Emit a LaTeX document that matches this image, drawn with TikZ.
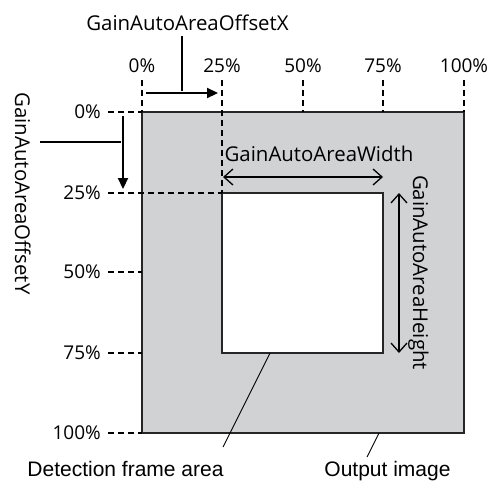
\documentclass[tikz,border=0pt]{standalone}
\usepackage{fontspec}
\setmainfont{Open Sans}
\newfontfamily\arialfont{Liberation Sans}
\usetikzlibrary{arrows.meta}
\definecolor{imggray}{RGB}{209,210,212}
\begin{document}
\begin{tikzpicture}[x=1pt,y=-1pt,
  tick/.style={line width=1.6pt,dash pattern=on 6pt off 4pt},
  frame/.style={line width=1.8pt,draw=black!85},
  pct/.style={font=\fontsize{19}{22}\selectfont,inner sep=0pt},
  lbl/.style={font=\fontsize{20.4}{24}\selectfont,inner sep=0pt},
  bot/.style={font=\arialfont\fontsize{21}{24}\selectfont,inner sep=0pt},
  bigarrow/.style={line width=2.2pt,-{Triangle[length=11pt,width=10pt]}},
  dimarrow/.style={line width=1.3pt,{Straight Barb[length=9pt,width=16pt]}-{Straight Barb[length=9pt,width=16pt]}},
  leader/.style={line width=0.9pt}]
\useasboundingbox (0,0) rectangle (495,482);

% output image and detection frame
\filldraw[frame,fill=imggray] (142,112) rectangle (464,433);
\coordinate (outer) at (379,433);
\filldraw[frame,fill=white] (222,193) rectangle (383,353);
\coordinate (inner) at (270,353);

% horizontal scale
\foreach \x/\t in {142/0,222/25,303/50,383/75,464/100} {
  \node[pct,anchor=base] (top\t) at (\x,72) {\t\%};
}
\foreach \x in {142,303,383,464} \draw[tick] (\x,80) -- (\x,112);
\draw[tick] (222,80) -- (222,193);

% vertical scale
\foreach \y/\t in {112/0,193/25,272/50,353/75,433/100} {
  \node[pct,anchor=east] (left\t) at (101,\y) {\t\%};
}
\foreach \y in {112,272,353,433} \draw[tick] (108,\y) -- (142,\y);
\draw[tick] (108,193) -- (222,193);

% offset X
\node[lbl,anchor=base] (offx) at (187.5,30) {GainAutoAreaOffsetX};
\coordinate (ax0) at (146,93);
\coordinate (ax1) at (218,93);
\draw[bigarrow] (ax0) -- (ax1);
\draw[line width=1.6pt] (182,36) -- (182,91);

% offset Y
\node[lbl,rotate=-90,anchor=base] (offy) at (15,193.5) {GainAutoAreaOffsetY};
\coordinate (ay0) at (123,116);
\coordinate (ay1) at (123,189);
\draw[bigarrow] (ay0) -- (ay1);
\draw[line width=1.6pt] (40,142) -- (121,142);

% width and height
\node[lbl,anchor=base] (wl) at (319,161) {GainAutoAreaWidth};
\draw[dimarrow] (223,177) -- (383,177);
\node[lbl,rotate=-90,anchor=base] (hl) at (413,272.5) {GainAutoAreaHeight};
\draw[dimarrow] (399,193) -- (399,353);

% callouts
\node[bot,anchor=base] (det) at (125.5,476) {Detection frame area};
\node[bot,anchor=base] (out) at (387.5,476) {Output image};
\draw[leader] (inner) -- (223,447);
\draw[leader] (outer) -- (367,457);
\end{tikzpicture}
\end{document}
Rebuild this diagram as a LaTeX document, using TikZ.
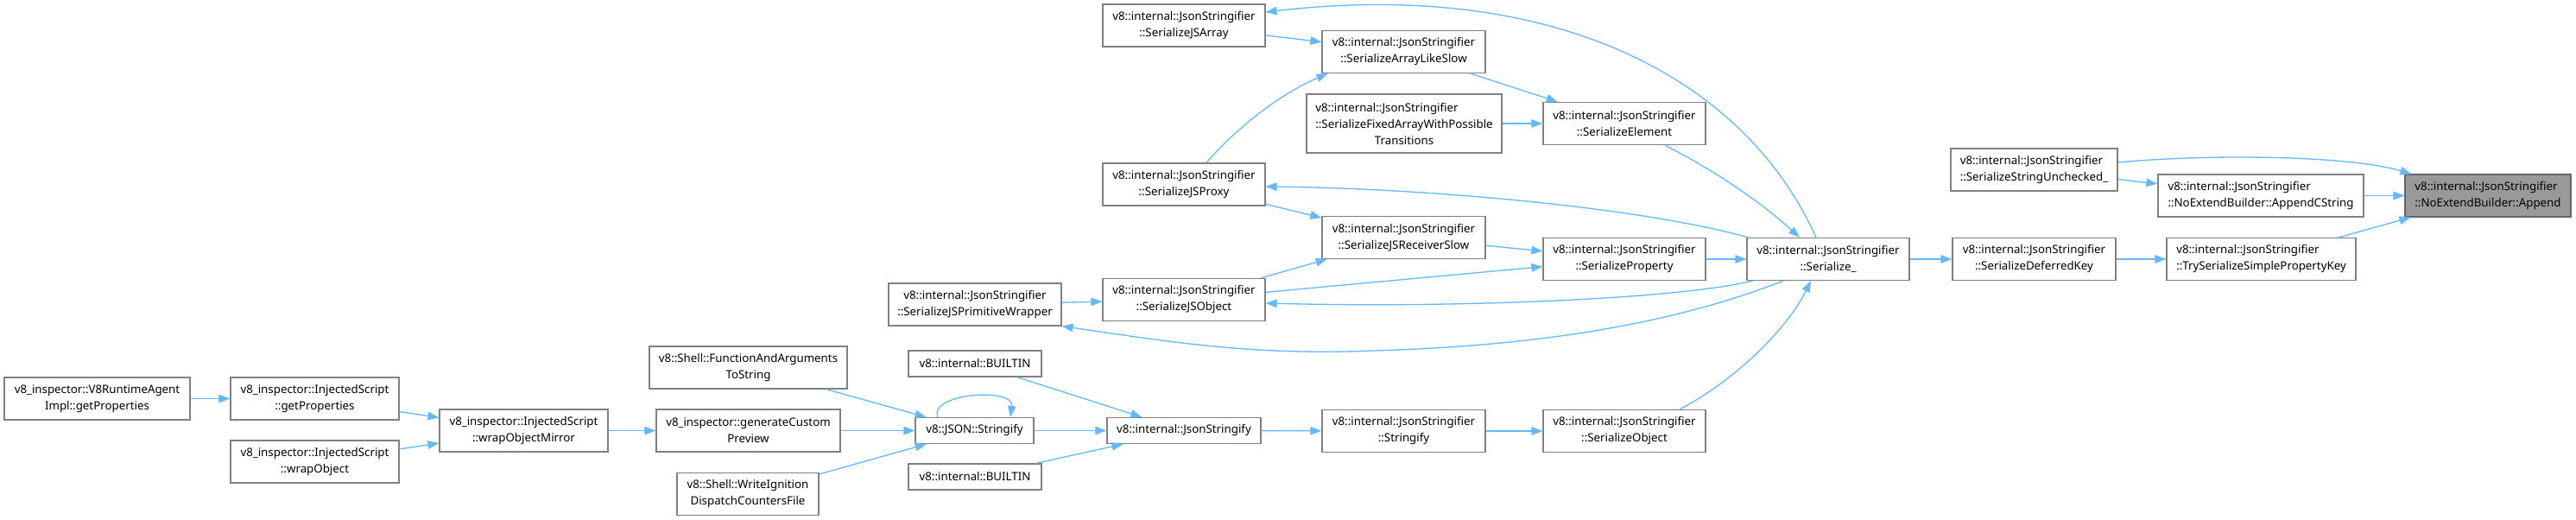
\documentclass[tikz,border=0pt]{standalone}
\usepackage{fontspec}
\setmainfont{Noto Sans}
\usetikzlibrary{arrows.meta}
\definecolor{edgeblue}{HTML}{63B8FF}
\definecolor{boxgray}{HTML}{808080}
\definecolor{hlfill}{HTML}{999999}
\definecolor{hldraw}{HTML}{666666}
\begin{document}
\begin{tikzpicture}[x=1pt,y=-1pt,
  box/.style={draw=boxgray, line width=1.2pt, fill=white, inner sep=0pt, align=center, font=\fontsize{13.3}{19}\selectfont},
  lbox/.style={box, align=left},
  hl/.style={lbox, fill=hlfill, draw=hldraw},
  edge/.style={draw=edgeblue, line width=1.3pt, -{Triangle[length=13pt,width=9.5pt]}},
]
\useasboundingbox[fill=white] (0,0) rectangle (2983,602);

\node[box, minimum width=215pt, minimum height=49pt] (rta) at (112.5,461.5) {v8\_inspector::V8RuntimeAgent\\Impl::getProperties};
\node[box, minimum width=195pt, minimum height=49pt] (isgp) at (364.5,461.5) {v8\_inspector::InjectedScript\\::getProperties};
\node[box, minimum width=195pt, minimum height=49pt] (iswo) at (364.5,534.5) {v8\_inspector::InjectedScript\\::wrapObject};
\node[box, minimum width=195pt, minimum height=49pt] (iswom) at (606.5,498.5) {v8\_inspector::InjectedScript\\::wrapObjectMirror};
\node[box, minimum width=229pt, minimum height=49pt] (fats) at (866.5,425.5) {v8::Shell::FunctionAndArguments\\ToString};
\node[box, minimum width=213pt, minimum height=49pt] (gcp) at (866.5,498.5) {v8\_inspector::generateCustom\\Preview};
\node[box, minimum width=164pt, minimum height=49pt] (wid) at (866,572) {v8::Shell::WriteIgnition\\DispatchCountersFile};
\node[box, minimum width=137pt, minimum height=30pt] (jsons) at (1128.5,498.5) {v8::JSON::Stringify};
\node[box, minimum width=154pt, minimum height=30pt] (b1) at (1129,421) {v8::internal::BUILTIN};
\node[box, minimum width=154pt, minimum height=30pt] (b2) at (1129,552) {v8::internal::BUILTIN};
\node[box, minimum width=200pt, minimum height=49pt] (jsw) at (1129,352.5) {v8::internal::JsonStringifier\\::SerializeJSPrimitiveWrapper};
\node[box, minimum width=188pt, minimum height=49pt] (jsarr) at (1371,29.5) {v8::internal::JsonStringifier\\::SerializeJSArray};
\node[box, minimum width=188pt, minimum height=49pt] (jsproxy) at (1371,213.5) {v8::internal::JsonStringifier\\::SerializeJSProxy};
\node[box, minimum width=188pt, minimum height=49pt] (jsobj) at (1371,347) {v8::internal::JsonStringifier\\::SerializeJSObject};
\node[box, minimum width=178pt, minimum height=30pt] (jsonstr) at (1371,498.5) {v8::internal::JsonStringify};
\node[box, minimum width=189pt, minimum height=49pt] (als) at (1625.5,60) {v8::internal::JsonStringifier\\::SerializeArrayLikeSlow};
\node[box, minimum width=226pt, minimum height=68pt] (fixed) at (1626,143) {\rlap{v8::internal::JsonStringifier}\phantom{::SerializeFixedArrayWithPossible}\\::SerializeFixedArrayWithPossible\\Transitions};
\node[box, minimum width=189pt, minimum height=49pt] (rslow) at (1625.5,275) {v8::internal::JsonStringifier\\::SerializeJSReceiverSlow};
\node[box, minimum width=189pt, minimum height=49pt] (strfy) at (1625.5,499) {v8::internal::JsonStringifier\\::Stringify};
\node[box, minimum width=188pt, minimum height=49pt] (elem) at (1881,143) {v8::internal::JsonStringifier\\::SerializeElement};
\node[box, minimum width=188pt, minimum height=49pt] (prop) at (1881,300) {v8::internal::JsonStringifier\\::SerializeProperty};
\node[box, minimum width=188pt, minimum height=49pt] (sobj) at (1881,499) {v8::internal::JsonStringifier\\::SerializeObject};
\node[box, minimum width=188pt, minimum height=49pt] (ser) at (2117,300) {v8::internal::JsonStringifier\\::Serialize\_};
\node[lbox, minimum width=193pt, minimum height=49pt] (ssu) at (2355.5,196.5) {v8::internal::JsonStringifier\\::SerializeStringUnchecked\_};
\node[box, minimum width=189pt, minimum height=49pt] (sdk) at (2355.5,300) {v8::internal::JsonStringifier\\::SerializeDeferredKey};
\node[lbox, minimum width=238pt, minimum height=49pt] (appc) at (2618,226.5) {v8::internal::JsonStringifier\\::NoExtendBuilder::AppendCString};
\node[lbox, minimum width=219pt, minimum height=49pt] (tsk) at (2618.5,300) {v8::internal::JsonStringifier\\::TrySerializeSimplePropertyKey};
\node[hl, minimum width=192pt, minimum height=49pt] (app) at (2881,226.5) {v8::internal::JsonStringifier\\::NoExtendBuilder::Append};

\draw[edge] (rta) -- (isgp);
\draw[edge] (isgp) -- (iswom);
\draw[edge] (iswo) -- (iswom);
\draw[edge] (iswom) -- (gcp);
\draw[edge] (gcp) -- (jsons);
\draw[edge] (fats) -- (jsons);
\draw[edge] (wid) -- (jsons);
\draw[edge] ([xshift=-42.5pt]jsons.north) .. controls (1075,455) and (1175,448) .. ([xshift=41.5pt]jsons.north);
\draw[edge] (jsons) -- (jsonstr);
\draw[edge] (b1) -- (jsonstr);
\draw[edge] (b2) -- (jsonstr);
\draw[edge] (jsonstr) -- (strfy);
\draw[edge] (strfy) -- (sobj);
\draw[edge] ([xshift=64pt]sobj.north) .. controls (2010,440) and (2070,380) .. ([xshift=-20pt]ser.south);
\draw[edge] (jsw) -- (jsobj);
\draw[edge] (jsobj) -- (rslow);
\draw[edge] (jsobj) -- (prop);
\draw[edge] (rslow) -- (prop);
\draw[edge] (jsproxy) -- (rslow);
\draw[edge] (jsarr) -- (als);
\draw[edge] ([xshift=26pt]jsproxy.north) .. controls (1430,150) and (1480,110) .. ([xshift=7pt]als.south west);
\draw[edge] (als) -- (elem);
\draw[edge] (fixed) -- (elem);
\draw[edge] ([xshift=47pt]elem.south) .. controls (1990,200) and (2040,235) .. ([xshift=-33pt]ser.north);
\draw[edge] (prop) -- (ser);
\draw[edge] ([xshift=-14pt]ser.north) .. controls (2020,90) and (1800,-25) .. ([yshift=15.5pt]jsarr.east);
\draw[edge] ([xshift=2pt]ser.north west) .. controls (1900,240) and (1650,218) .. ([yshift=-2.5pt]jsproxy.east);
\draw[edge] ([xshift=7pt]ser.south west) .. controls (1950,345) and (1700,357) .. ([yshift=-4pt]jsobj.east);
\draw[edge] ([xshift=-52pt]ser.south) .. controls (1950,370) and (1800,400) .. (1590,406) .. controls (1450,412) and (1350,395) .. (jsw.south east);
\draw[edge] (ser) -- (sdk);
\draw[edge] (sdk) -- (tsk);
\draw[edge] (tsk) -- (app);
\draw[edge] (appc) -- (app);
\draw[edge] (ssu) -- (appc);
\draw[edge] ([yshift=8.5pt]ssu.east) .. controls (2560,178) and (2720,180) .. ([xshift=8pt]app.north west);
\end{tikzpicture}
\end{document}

## [JOB]
Exactly as written, please give again the lines from the beginning of the listing through the line containing "(182,36) -- (182,91);", inclusive, without any pictures.

## [EXPECTED OUTPUT]
Emit a LaTeX document that matches this image, drawn with TikZ.
\documentclass[tikz,border=0pt]{standalone}
\usepackage{fontspec}
\setmainfont{Open Sans}
\newfontfamily\arialfont{Liberation Sans}
\usetikzlibrary{arrows.meta}
\definecolor{imggray}{RGB}{209,210,212}
\begin{document}
\begin{tikzpicture}[x=1pt,y=-1pt,
  tick/.style={line width=1.6pt,dash pattern=on 6pt off 4pt},
  frame/.style={line width=1.8pt,draw=black!85},
  pct/.style={font=\fontsize{19}{22}\selectfont,inner sep=0pt},
  lbl/.style={font=\fontsize{20.4}{24}\selectfont,inner sep=0pt},
  bot/.style={font=\arialfont\fontsize{21}{24}\selectfont,inner sep=0pt},
  bigarrow/.style={line width=2.2pt,-{Triangle[length=11pt,width=10pt]}},
  dimarrow/.style={line width=1.3pt,{Straight Barb[length=9pt,width=16pt]}-{Straight Barb[length=9pt,width=16pt]}},
  leader/.style={line width=0.9pt}]
\useasboundingbox (0,0) rectangle (495,482);

% output image and detection frame
\filldraw[frame,fill=imggray] (142,112) rectangle (464,433);
\coordinate (outer) at (379,433);
\filldraw[frame,fill=white] (222,193) rectangle (383,353);
\coordinate (inner) at (270,353);

% horizontal scale
\foreach \x/\t in {142/0,222/25,303/50,383/75,464/100} {
  \node[pct,anchor=base] (top\t) at (\x,72) {\t\%};
}
\foreach \x in {142,303,383,464} \draw[tick] (\x,80) -- (\x,112);
\draw[tick] (222,80) -- (222,193);

% vertical scale
\foreach \y/\t in {112/0,193/25,272/50,353/75,433/100} {
  \node[pct,anchor=east] (left\t) at (101,\y) {\t\%};
}
\foreach \y in {112,272,353,433} \draw[tick] (108,\y) -- (142,\y);
\draw[tick] (108,193) -- (222,193);

% offset X
\node[lbl,anchor=base] (offx) at (187.5,30) {GainAutoAreaOffsetX};
\coordinate (ax0) at (146,93);
\coordinate (ax1) at (218,93);
\draw[bigarrow] (ax0) -- (ax1);
\draw[line width=1.6pt] (182,36) -- (182,91);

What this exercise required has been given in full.